Application to Gene Expression Data

We now examine the Khan data set, which consists of a number of tissue samples corresponding to four distinct types of small round blue cell tumors. For each tissue sample, gene expression measurements are available. The data set consists of training data, xtrain and ytrain, and testing data, xtest and ytest.
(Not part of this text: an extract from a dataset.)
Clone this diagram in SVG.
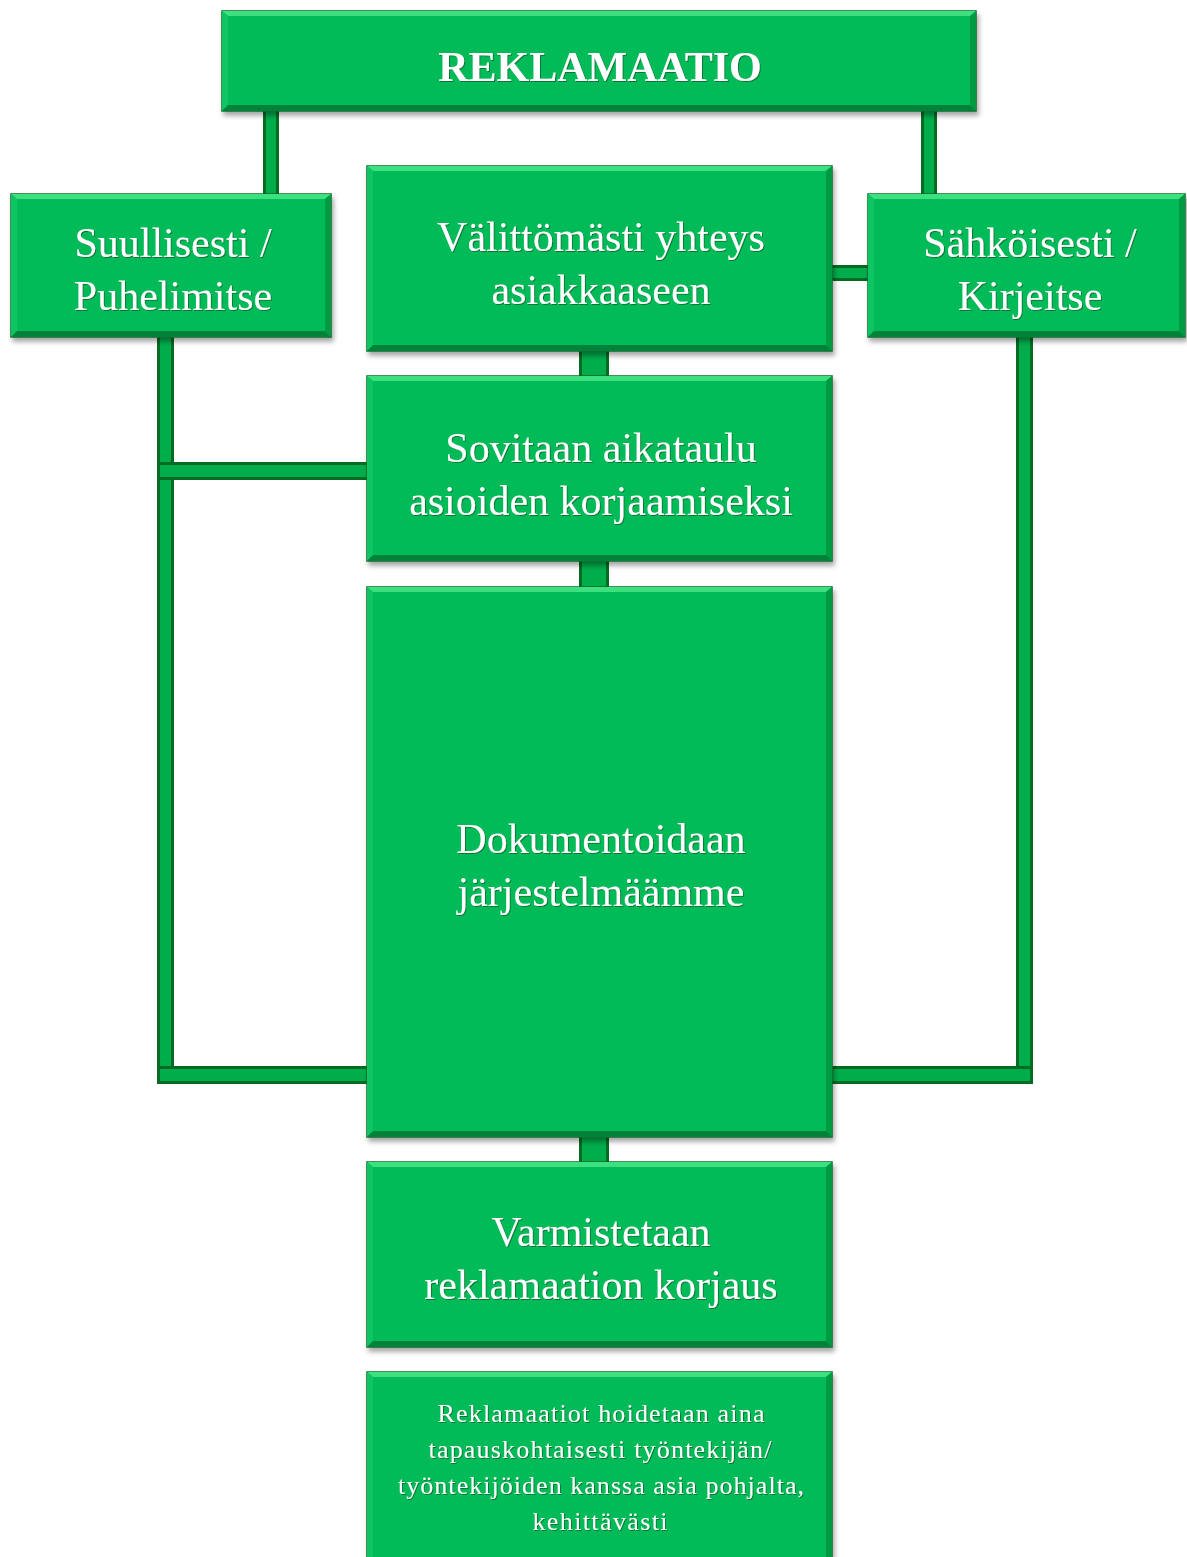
<svg xmlns="http://www.w3.org/2000/svg" width="1187" height="1557" viewBox="0 0 1187 1557">
<defs>
<filter id="sh" x="-5%" y="-5%" width="112%" height="115%">
<feDropShadow dx="2" dy="4" stdDeviation="2.5" flood-color="#000" flood-opacity="0.35"/>
</filter>
<filter id="tsh" x="-5%" y="-20%" width="110%" height="140%">
<feDropShadow dx="1" dy="1" stdDeviation="0.6" flood-color="#0a5a20" flood-opacity="0.7"/>
</filter>
</defs>
<style>
.box{fill:#05bb58;stroke:#0b6a27;stroke-width:1.5}
.bt{fill:#3ee07f}
.bl{fill:#0fc563}
.br{fill:#039a43}
.bb{fill:#03823a}
.con{fill:#00ad4b;stroke:#036b22;stroke-width:3}
.t{font-family:"Liberation Serif","Times New Roman",serif;fill:#ffffff;text-anchor:middle;font-size:42px;filter:url(#tsh)}
.tb{font-weight:bold;font-size:42px}
.ts{font-size:26px}
</style>
<rect width="1187" height="1557" fill="#ffffff"/>
<g id="connectors">
<rect class="con" x="264.5" y="106" width="13" height="92"/>
<rect class="con" x="922.5" y="106" width="13" height="92"/>
<rect class="con" x="158.5" y="332" width="14" height="749"/>
<rect class="con" x="158.5" y="463.5" width="213" height="15"/>
<rect class="con" x="158.5" y="1067.5" width="213" height="15"/>
<rect class="con" x="1017.5" y="332" width="14" height="749"/>
<rect class="con" x="828" y="1067.5" width="203.5" height="15"/>
<rect class="con" x="828" y="266.5" width="44" height="13"/>
<rect class="con" x="580.5" y="346" width="27" height="34"/>
<rect class="con" x="580.5" y="556" width="27" height="35"/>
<rect class="con" x="580.5" y="1132" width="27" height="34"/>
</g>
<g id="n-reklamaatio" filter="url(#sh)">
<rect class="box" x="222" y="11" width="754" height="100"/>
<polygon class="bt" points="222,11 976,11 970,16 228,16"/>
<polygon class="bl" points="222,11 228,16 228,105 222,111"/>
<polygon class="br" points="976,11 976,111 970,105 970,16"/>
<polygon class="bb" points="222,111 976,111 970,105 228,105"/>
<text class="t tb" x="600" y="81">REKLAMAATIO</text>
</g>
<g id="n-suullisesti" filter="url(#sh)">
<rect class="box" x="11" y="194" width="320" height="143"/>
<polygon class="bt" points="11,194 331,194 325,199 17,199"/>
<polygon class="bl" points="11,194 17,199 17,331 11,337"/>
<polygon class="br" points="331,194 331,337 325,331 325,199"/>
<polygon class="bb" points="11,337 331,337 325,331 17,331"/>
<text class="t" x="173" y="257">Suullisesti /</text>
<text class="t" x="173" y="310">Puhelimitse</text>
</g>
<g id="n-valittomasti" filter="url(#sh)">
<rect class="box" x="367" y="166" width="465" height="185"/>
<polygon class="bt" points="367,166 832,166 826,171 373,171"/>
<polygon class="bl" points="367,166 373,171 373,345 367,351"/>
<polygon class="br" points="832,166 832,351 826,345 826,171"/>
<polygon class="bb" points="367,351 832,351 826,345 373,345"/>
<text class="t" x="601" y="251">Välittömästi yhteys</text>
<text class="t" x="601" y="304">asiakkaaseen</text>
</g>
<g id="n-sahkoisesti" filter="url(#sh)">
<rect class="box" x="868" y="194" width="317" height="143"/>
<polygon class="bt" points="868,194 1185,194 1179,199 874,199"/>
<polygon class="bl" points="868,194 874,199 874,331 868,337"/>
<polygon class="br" points="1185,194 1185,337 1179,331 1179,199"/>
<polygon class="bb" points="868,337 1185,337 1179,331 874,331"/>
<text class="t" x="1030" y="257">Sähköisesti /</text>
<text class="t" x="1030" y="310">Kirjeitse</text>
</g>
<g id="n-sovitaan" filter="url(#sh)">
<rect class="box" x="367" y="376" width="465" height="185"/>
<polygon class="bt" points="367,376 832,376 826,381 373,381"/>
<polygon class="bl" points="367,376 373,381 373,555 367,561"/>
<polygon class="br" points="832,376 832,561 826,555 826,381"/>
<polygon class="bb" points="367,561 832,561 826,555 373,555"/>
<text class="t" x="601" y="462">Sovitaan aikataulu</text>
<text class="t" x="601" y="515">asioiden korjaamiseksi</text>
</g>
<g id="n-dokumentoidaan" filter="url(#sh)">
<rect class="box" x="367" y="587" width="465" height="550"/>
<polygon class="bt" points="367,587 832,587 826,592 373,592"/>
<polygon class="bl" points="367,587 373,592 373,1131 367,1137"/>
<polygon class="br" points="832,587 832,1137 826,1131 826,592"/>
<polygon class="bb" points="367,1137 832,1137 826,1131 373,1131"/>
<text class="t" x="601" y="853">Dokumentoidaan</text>
<text class="t" x="601" y="906">järjestelmäämme</text>
</g>
<g id="n-varmistetaan" filter="url(#sh)">
<rect class="box" x="367" y="1162" width="465" height="185"/>
<polygon class="bt" points="367,1162 832,1162 826,1167 373,1167"/>
<polygon class="bl" points="367,1162 373,1167 373,1341 367,1347"/>
<polygon class="br" points="832,1162 832,1347 826,1341 826,1167"/>
<polygon class="bb" points="367,1347 832,1347 826,1341 373,1341"/>
<text class="t" x="601" y="1246">Varmistetaan</text>
<text class="t" x="601" y="1299">reklamaation korjaus</text>
</g>
<g id="n-reklamaatiot" filter="url(#sh)">
<rect class="box" x="367" y="1372" width="465" height="192"/>
<polygon class="bt" points="367,1372 832,1372 826,1377 373,1377"/>
<polygon class="bl" points="367,1372 373,1377 373,1564 367,1564"/>
<polygon class="br" points="832,1372 832,1564 826,1564 826,1377"/>
<text class="t ts" x="601" y="1422" textLength="327" lengthAdjust="spacing">Reklamaatiot hoidetaan aina</text>
<text class="t ts" x="600" y="1458" textLength="343" lengthAdjust="spacing">tapauskohtaisesti työntekijän/</text>
<text class="t ts" x="601" y="1494" textLength="406" lengthAdjust="spacing">työntekijöiden kanssa asia pohjalta,</text>
<text class="t ts" x="600" y="1530" textLength="135" lengthAdjust="spacing">kehittävästi</text>
</g>
</svg>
We examine the dimension of the data:

library(ISLR2)
names(Khan)
## [1] "xtrain" "xtest"  "ytrain" "ytest"
dim(Khan$xtrain)
## [1]   63 2308
dim(Khan$xtest)
## [1]   20 2308
length(Khan$ytrain)
## [1] 63
length(Khan$ytest)
## [1] 20

This data set consists of expression measurements for 2,308 genes. The training and test sets consist of 63 and 20 observations respectively.

table(Khan$ytrain)
## 
##  1  2  3  4 
##  8 23 12 20
table(Khan$ytest)
## 
## 1 2 3 4 
## 3 6 6 5

We will use a support vector approach to predict cancer subtype using gene expression measurements. In this data set, there are a very large number of features relative to the number of observations. This suggests that we should use a linear kernel, because the additional flexibility that will result from using a polynomial or radial kernel is unnecessary.

dat <- data.frame(
    x = Khan$xtrain, 
    y = as.factor(Khan$ytrain)
  )
out <- svm(y ~ ., data = dat, kernel = "linear", 
    cost = 10)
summary(out)
## 
## Call:
## svm(formula = y ~ ., data = dat, kernel = "linear", cost = 10)
## 
## 
## Parameters:
##    SVM-Type:  C-classification 
##  SVM-Kernel:  linear 
##        cost:  10 
## 
## Number of Support Vectors:  58
## 
##  ( 20 20 11 7 )
## 
## 
## Number of Classes:  4 
## 
## Levels: 
##  1 2 3 4
table(out$fitted, dat$y)
##    
##      1  2  3  4
##   1  8  0  0  0
##   2  0 23  0  0
##   3  0  0 12  0
##   4  0  0  0 20

We see that there are no training errors. In fact, this is not surprising, because the large number of variables relative to the number of observations implies that it is easy to find hyperplanes that fully separate the classes. We are most interested not in the support vector classifier’s performance on the training observations, but rather its performance on the test observations.

dat.te <- data.frame(
    x = Khan$xtest, 
    y = as.factor(Khan$ytest))
pred.te <- predict(out, newdata = dat.te)
table(pred.te, dat.te$y)
##        
## pred.te 1 2 3 4
##       1 3 0 0 0
##       2 0 6 2 0
##       3 0 0 4 0
##       4 0 0 0 5

We see that using cost = 10 yields two test set errors on this data.